» Given data:
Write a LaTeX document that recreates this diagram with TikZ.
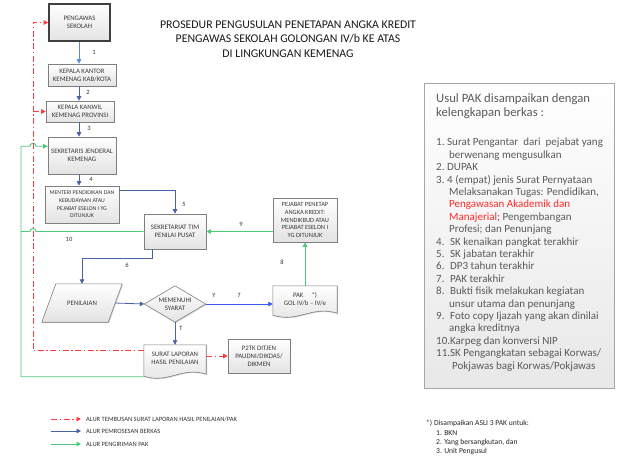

==

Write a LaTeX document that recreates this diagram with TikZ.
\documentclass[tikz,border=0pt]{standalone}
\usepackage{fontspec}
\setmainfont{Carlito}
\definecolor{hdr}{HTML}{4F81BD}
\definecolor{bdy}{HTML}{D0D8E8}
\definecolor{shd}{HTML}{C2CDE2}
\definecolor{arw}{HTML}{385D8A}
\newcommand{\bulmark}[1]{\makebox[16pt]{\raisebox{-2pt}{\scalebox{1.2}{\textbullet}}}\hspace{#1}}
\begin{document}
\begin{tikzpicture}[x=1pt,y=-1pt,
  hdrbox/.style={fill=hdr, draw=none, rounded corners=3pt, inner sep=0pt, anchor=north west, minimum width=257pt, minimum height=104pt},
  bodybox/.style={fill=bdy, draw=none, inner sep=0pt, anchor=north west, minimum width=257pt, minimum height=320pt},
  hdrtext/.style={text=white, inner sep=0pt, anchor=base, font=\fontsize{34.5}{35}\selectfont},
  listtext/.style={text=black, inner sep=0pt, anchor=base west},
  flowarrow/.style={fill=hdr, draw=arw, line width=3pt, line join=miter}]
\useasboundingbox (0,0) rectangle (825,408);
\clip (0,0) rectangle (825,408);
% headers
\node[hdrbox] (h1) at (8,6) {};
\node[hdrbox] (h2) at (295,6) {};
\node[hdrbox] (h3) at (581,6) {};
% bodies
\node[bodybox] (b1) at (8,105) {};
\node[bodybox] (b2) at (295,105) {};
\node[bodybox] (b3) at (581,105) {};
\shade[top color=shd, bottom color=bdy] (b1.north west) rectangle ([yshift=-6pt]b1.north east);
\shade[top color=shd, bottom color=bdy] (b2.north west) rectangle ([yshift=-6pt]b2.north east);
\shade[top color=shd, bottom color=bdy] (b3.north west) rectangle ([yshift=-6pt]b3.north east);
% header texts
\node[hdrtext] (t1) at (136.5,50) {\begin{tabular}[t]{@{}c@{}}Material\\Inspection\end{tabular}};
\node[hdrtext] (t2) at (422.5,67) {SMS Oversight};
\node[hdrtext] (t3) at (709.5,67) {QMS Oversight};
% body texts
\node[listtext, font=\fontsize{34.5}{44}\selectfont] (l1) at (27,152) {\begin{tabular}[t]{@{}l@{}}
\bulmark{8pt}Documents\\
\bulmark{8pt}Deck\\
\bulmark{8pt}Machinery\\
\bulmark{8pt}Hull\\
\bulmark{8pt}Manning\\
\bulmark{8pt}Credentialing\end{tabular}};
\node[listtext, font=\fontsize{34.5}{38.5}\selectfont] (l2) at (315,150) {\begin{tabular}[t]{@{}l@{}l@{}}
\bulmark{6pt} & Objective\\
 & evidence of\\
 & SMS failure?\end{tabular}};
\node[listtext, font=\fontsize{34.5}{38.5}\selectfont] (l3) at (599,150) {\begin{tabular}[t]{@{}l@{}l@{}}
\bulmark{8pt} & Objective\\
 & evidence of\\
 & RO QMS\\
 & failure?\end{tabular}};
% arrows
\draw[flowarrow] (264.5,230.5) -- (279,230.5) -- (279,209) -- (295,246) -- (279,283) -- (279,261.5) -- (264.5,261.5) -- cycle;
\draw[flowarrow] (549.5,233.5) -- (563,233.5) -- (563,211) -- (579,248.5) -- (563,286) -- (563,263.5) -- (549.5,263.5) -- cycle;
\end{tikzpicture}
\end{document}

* * *

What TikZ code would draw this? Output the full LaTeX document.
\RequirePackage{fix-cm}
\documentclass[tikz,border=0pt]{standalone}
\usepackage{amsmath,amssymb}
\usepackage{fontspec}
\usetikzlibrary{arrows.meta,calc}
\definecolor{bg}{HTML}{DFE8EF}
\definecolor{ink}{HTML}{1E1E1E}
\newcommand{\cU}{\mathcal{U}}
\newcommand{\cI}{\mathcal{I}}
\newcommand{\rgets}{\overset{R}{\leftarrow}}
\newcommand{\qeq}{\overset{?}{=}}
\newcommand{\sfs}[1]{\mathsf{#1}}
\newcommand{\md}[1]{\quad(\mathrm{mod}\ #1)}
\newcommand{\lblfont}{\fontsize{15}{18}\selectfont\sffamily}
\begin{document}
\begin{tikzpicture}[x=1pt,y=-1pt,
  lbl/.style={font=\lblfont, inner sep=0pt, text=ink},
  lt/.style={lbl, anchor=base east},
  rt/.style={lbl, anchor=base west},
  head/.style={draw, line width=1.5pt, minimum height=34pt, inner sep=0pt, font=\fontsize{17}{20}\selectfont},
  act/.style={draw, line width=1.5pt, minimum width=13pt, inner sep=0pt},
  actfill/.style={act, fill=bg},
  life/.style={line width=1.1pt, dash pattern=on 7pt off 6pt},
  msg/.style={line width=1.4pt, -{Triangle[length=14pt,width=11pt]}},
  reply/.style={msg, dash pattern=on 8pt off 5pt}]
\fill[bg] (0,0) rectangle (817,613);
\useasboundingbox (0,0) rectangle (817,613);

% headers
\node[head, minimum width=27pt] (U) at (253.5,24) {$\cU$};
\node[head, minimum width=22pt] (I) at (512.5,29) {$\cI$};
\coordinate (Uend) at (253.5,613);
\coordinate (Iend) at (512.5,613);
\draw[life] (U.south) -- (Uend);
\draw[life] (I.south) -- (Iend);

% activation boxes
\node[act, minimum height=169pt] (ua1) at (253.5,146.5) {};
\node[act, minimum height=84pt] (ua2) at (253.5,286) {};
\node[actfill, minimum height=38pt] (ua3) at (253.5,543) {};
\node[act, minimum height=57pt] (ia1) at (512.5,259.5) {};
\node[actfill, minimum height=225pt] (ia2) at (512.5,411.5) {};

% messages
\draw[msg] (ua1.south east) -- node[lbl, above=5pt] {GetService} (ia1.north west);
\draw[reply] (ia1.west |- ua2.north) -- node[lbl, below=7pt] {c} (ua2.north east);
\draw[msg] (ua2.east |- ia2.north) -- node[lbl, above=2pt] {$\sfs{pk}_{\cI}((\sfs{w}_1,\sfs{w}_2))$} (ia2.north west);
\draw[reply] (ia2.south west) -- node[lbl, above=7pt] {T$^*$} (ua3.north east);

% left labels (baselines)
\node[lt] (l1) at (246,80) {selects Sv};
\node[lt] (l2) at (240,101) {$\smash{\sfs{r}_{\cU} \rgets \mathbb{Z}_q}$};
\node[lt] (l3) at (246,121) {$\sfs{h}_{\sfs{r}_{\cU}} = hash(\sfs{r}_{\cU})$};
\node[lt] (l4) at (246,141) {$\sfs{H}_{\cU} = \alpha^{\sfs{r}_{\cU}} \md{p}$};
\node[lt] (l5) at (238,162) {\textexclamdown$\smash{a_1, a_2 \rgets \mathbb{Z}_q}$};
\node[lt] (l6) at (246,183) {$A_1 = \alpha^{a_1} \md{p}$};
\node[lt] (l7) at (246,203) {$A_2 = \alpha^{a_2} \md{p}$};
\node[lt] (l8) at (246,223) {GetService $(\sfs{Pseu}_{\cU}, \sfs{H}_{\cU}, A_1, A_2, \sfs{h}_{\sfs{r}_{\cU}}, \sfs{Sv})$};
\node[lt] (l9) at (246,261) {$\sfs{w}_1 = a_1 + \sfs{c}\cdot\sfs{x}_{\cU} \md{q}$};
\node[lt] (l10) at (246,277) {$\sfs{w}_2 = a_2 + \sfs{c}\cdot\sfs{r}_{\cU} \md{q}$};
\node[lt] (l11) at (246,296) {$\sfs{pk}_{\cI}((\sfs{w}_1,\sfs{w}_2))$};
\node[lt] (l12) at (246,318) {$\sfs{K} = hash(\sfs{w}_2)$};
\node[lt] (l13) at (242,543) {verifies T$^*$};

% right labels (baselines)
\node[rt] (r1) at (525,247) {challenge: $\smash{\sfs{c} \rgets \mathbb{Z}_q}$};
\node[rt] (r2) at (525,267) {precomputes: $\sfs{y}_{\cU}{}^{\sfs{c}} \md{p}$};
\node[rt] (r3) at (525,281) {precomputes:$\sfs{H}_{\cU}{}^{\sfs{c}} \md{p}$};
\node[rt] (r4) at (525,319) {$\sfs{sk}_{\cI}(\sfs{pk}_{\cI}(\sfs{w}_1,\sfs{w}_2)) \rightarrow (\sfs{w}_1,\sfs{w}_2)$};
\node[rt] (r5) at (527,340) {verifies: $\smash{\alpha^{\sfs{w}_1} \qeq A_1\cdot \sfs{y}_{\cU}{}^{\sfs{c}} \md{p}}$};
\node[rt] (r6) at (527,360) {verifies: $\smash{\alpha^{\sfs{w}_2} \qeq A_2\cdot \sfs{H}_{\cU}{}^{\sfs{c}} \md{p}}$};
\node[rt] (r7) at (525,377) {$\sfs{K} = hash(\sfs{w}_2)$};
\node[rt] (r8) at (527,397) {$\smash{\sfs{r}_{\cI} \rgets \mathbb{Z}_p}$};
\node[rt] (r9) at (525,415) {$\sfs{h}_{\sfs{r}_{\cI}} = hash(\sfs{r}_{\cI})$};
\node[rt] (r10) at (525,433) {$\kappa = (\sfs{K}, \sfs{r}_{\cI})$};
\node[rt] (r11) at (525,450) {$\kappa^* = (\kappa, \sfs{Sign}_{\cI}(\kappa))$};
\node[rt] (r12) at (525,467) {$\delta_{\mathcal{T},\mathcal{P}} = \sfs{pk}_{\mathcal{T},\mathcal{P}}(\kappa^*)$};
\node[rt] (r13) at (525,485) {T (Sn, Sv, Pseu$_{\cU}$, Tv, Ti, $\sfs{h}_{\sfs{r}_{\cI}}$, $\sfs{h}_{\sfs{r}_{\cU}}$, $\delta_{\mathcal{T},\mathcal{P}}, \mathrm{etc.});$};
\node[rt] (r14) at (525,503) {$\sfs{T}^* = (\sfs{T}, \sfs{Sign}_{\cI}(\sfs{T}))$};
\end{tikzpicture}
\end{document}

» Problem details:
In the listing above, find the line with "What TikZ code" and the line with "-- node[lbl, above=7pt]", then print exactly those two lines and every line between them, and nothing more.

» Written solution:
What TikZ code would draw this? Output the full LaTeX document.
\RequirePackage{fix-cm}
\documentclass[tikz,border=0pt]{standalone}
\usepackage{amsmath,amssymb}
\usepackage{fontspec}
\usetikzlibrary{arrows.meta,calc}
\definecolor{bg}{HTML}{DFE8EF}
\definecolor{ink}{HTML}{1E1E1E}
\newcommand{\cU}{\mathcal{U}}
\newcommand{\cI}{\mathcal{I}}
\newcommand{\rgets}{\overset{R}{\leftarrow}}
\newcommand{\qeq}{\overset{?}{=}}
\newcommand{\sfs}[1]{\mathsf{#1}}
\newcommand{\md}[1]{\quad(\mathrm{mod}\ #1)}
\newcommand{\lblfont}{\fontsize{15}{18}\selectfont\sffamily}
\begin{document}
\begin{tikzpicture}[x=1pt,y=-1pt,
  lbl/.style={font=\lblfont, inner sep=0pt, text=ink},
  lt/.style={lbl, anchor=base east},
  rt/.style={lbl, anchor=base west},
  head/.style={draw, line width=1.5pt, minimum height=34pt, inner sep=0pt, font=\fontsize{17}{20}\selectfont},
  act/.style={draw, line width=1.5pt, minimum width=13pt, inner sep=0pt},
  actfill/.style={act, fill=bg},
  life/.style={line width=1.1pt, dash pattern=on 7pt off 6pt},
  msg/.style={line width=1.4pt, -{Triangle[length=14pt,width=11pt]}},
  reply/.style={msg, dash pattern=on 8pt off 5pt}]
\fill[bg] (0,0) rectangle (817,613);
\useasboundingbox (0,0) rectangle (817,613);

% headers
\node[head, minimum width=27pt] (U) at (253.5,24) {$\cU$};
\node[head, minimum width=22pt] (I) at (512.5,29) {$\cI$};
\coordinate (Uend) at (253.5,613);
\coordinate (Iend) at (512.5,613);
\draw[life] (U.south) -- (Uend);
\draw[life] (I.south) -- (Iend);

% activation boxes
\node[act, minimum height=169pt] (ua1) at (253.5,146.5) {};
\node[act, minimum height=84pt] (ua2) at (253.5,286) {};
\node[actfill, minimum height=38pt] (ua3) at (253.5,543) {};
\node[act, minimum height=57pt] (ia1) at (512.5,259.5) {};
\node[actfill, minimum height=225pt] (ia2) at (512.5,411.5) {};

% messages
\draw[msg] (ua1.south east) -- node[lbl, above=5pt] {GetService} (ia1.north west);
\draw[reply] (ia1.west |- ua2.north) -- node[lbl, below=7pt] {c} (ua2.north east);
\draw[msg] (ua2.east |- ia2.north) -- node[lbl, above=2pt] {$\sfs{pk}_{\cI}((\sfs{w}_1,\sfs{w}_2))$} (ia2.north west);
\draw[reply] (ia2.south west) -- node[lbl, above=7pt] {T$^*$} (ua3.north east);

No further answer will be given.